Austria regained control of its empire. Meanwhile the revolt against Austria was being put down. Revolutionary leaders could not agree on what kind of government to set up. Patriots in Italy could not agree on how Italy was to be united. The Austrians took advantage of these disagreements to crush the different rebellions. The Italians were defeated and forced to make peace. The revolts in Bohemia and Poland were also put down. Hungary, however, was a bigger problem. Under the leadership of the fiery patriot Louis Kossuth, Hungary had proclaimed itself an independent republic. It might have succeeded in throwing off Austrian control if the Russian Czar had not stepped in. Caught between Austrian and Russian armies, the Hungarians were defeated and Kossuth fled into exile.
Nationalism and democracy had suffered serious setbacks in 1848. The revolutions of 1848 brought many disappointments.
(1) Attempts to make Germany and Italy unified states had failed.
(2) In all German states but Prussia, efforts to win constitutions had failed.
(3) The hopes for self-rule among the non-German peoples of Austria had been blasted.
(4) Frenchmen enjoyed less freedom under Napoleon III than they had possessed under Louis Philippe.
(5) Metternich was gone, but Austria still dominated Germany and Italy.
(6) Autocrats ruled in Spain, Prussia, Austria and Russia. In all these countries freedom of speech and press was limited. In Russia, Czar Nicholas I had organized secret police to track down and arrest Russians who talked of liberty and equality. Such liberals were executed, imprisoned or sent to Siberia.
However, encouraging progress had been made against the forces of reaction. Yet definite gains had been made between 1815 and 1850.
(1) Serfdom had been abolished in Austria.
(2) The Kingdom of Sardinia in Italy and the Kingdom of Prussia in Germany had been granted constitutions. Though these constitutions still kept power largely in the hands of rulers, they were a step forward.
(3) Belgium had become an independent limited monarchy.
(4) The Dutch had rewritten their constitution so as to give their legislature more power.
(5) Peoples of the Scandinavian countries had gained new popular rights.
(6) Switzerland had obtained a new and more democratic constitution.
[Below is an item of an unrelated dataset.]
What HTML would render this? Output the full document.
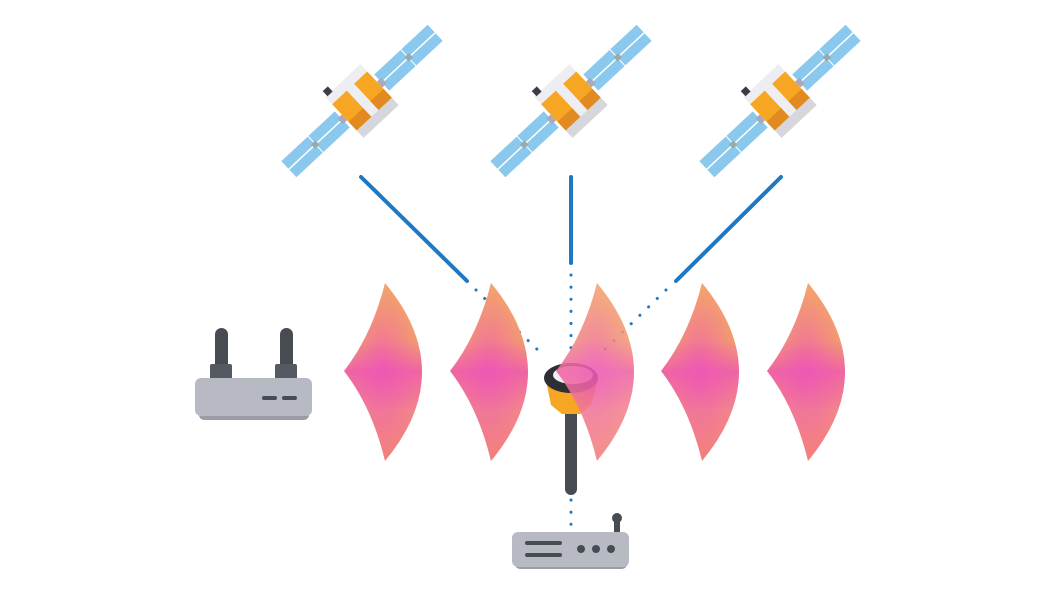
<!DOCTYPE html>
<html><head><meta charset="utf-8"><style>html,body{margin:0;padding:0;background:#fff}svg{display:block}</style></head>
<body>
<svg width="1060" height="596" viewBox="0 0 1060 596" xmlns="http://www.w3.org/2000/svg">
<defs>
<linearGradient id="wv" x1="0" y1="0" x2="0" y2="1">
<stop offset="0" stop-color="#f3a36c"/><stop offset="0.32" stop-color="#f39a70"/>
<stop offset="0.5" stop-color="#ef64a4"/><stop offset="0.72" stop-color="#f2858a"/>
<stop offset="1" stop-color="#f27e7c"/></linearGradient>
<radialGradient id="wv2" cx="0.5" cy="0.48" r="0.45"><stop offset="0" stop-color="#ee4fbf" stop-opacity="0.6"/><stop offset="1" stop-color="#ee4fbf" stop-opacity="0"/></radialGradient>
<g id="wave"><path d="M41,0 Q28,52 0,88 Q28,124 41,178 Q115,89 41,0Z" fill="url(#wv)"/><path d="M41,0 Q28,52 0,88 Q28,124 41,178 Q115,89 41,0Z" fill="url(#wv2)"/></g>
<g id="sat">
 <g transform="rotate(-43)">
  <rect x="-100" y="-11" width="36" height="22" fill="#8ac8ee"/><rect x="-63" y="-11" width="36" height="22" fill="#8ac8ee"/>
  <rect x="27" y="-11" width="36" height="22" fill="#8ac8ee"/><rect x="64" y="-11" width="36" height="22" fill="#8ac8ee"/>
  <line x1="-100" y1="0" x2="-27" y2="0" stroke="#fff" stroke-width="1.5"/><line x1="27" y1="0" x2="100" y2="0" stroke="#fff" stroke-width="1.5"/>
  <rect x="-67" y="-3" width="6" height="6" fill="#9aa"/><rect x="61" y="-3" width="6" height="6" fill="#9aa"/>
  <rect x="-30" y="-4" width="8" height="8" fill="#aab"/><rect x="22" y="-4" width="8" height="8" fill="#aab"/>
  <rect x="-24" y="-28" width="48" height="56" fill="#eeeef2"/>
  <rect x="-24" y="-18" width="20" height="36" fill="#f6a623"/><rect x="6" y="-18" width="18" height="36" fill="#f6a623"/>
  <rect x="-24" y="6" width="20" height="12" fill="#e08a20"/><rect x="6" y="6" width="18" height="12" fill="#e08a20"/>
  <rect x="-24" y="18" width="48" height="10" fill="#d6d6dc"/>
  <rect x="-22" y="-34" width="7" height="7" fill="#3a3d44"/>
 </g>
</g>
</defs>
<use href="#sat" x="362" y="101"/><use href="#sat" x="571" y="101"/><use href="#sat" x="780" y="101"/>
<g stroke="#1f78c1" stroke-width="4" stroke-linecap="round">
<line x1="361" y1="177" x2="467" y2="281"/><line x1="571" y1="177" x2="571" y2="263"/><line x1="781" y1="177" x2="676" y2="281"/></g>
<g stroke="#1f78c1" stroke-width="3" stroke-linecap="round" stroke-dasharray="0.1 12" fill="none">
<line x1="476" y1="290" x2="542" y2="354"/><line x1="571" y1="275" x2="571" y2="352"/><line x1="666" y1="290" x2="600" y2="354"/><line x1="571" y1="500" x2="571" y2="527"/></g>
<use href="#wave" x="344" y="283"/><use href="#wave" x="450" y="283"/>
<use href="#wave" x="661" y="283"/><use href="#wave" x="767" y="283"/>
<!-- antenna -->
<rect x="565" y="405" width="12" height="90" rx="6" fill="#474b52"/>
<path d="M546,380 L598,380 L591,405 L580,414 L562,414 L551,405Z" fill="#f6a623"/>
<ellipse cx="571" cy="378" rx="27" ry="15" fill="#2e2f35"/>
<ellipse cx="573" cy="375" rx="20" ry="9" fill="#f0f0f4"/>
<use href="#wave" x="556" y="283" opacity="0.88"/>
<!-- left router -->
<rect x="215" y="328" width="13" height="45" rx="6.5" fill="#474b52"/><rect x="280" y="328" width="13" height="45" rx="6.5" fill="#474b52"/>
<rect x="210" y="364" width="22" height="16" rx="2" fill="#555962"/><rect x="275" y="364" width="22" height="16" rx="2" fill="#555962"/>
<rect x="199" y="395" width="110" height="25" rx="5" fill="#9a9ca6"/>
<rect x="195" y="378" width="117" height="38" rx="6" fill="#b8bac3"/>
<rect x="262" y="396" width="15" height="4" rx="2" fill="#474b52"/><rect x="282" y="396" width="15" height="4" rx="2" fill="#474b52"/>
<!-- bottom router -->
<rect x="614" y="520" width="6" height="16" fill="#474b52"/><circle cx="617" cy="518" r="5" fill="#474b52"/>
<rect x="515" y="540" width="112" height="29" rx="5" fill="#9a9ca6"/>
<rect x="512" y="532" width="117" height="35" rx="6" fill="#b8bac3"/>
<rect x="525" y="541" width="37" height="4" rx="2" fill="#474b52"/><rect x="525" y="553" width="37" height="4" rx="2" fill="#474b52"/>
<circle cx="581" cy="549" r="4" fill="#474b52"/><circle cx="596" cy="549" r="4" fill="#474b52"/><circle cx="611" cy="549" r="4" fill="#474b52"/>
</svg>
</body></html>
(7) As we will read, Great Britain had taken long strides toward government by the people.
(8) Greece and most of Latin America had won independence.
(9) Finally, the Quadruple Alliance, which had started out so boldly to stifle all attempts to change the Vienna peace settlements, had completely fallen apart.
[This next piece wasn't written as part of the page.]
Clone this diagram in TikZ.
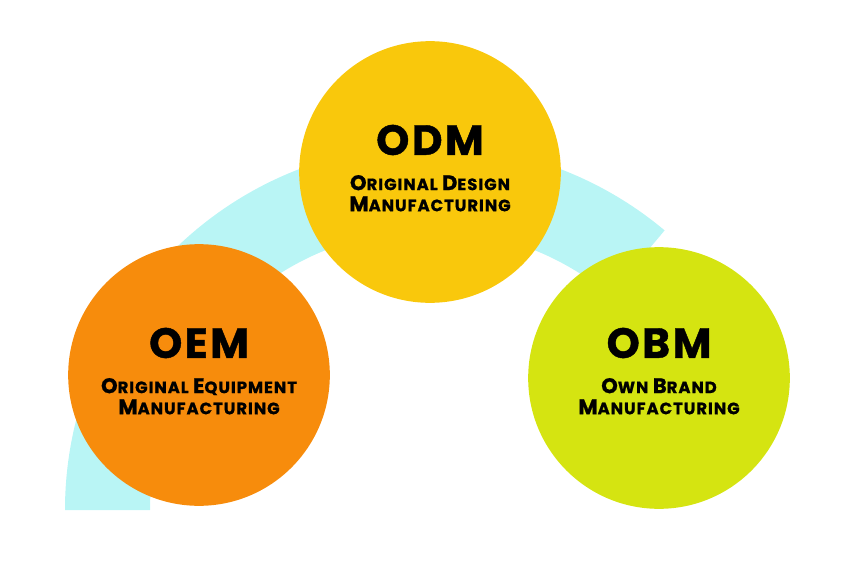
\documentclass[tikz,border=0pt]{standalone}
\usepackage{fontspec}
\setmainfont{Poppins}[LetterSpace=6,FakeBold=1]
\usetikzlibrary{positioning}
\definecolor{odmyellow}{HTML}{F9C80C}
\definecolor{oemorange}{HTML}{F78C0C}
\definecolor{obmlime}{HTML}{D5E411}
\definecolor{arccyan}{HTML}{B9F5F5}
\newcommand{\capletter}[1]{{\fontsize{18}{20}\selectfont #1}}
\tikzset{
  circ/.style={circle,minimum size=7.85cm,inner sep=0pt},
  title/.style={font=\bfseries\fontsize{36}{40}\selectfont},
  sub/.style={align=center,font=\bfseries\fontsize{14}{18}\selectfont}
}
\begin{document}
\begin{tikzpicture}
\useasboundingbox (0,0) rectangle (25.38,17.25);
% background band
\fill[arccyan] (1.95,1.95) arc[start angle=180,end angle=50,radius=10.95]
  -- ++(230:2.55) arc[start angle=50,end angle=180,radius=8.4] -- cycle;
% circles
\node[circ,fill=odmyellow] (odm) at (12.9,12.09) {};
\node[circ,fill=oemorange] (oem) at (5.97,6.0) {};
\node[circ,fill=obmlime] (obm) at (19.77,5.91) {};
% texts
\node[title] (odmt) at (12.9,13.05) {ODM};
\node[sub,below=0.35cm of odmt] {\capletter{O}RIGINAL \capletter{D}ESIGN\\\capletter{M}ANUFACTURING};
\node[title] (oemt) at (5.97,6.96) {OEM};
\node[sub,below=0.35cm of oemt] {\capletter{O}RIGINAL \capletter{E}QUIPMENT\\\capletter{M}ANUFACTURING};
\node[title] (obmt) at (19.77,6.96) {OBM};
\node[sub,below=0.35cm of obmt] {\capletter{O}WN \capletter{B}RAND\\\capletter{M}ANUFACTURING};
\end{tikzpicture}
\end{document}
In brief, although the revolutions of 1848 appeared to have been complete failures, nationalism and democracy had made progress in the struggle with the forces of reaction. This progress was slow and painful, but it was real. By 1871, as we will read ahead, Germany was united. So was Italy and Frenchmen had created their Third Republic. In the long sweep of history, what really matters is not whether you win the first battle but whether you win the last.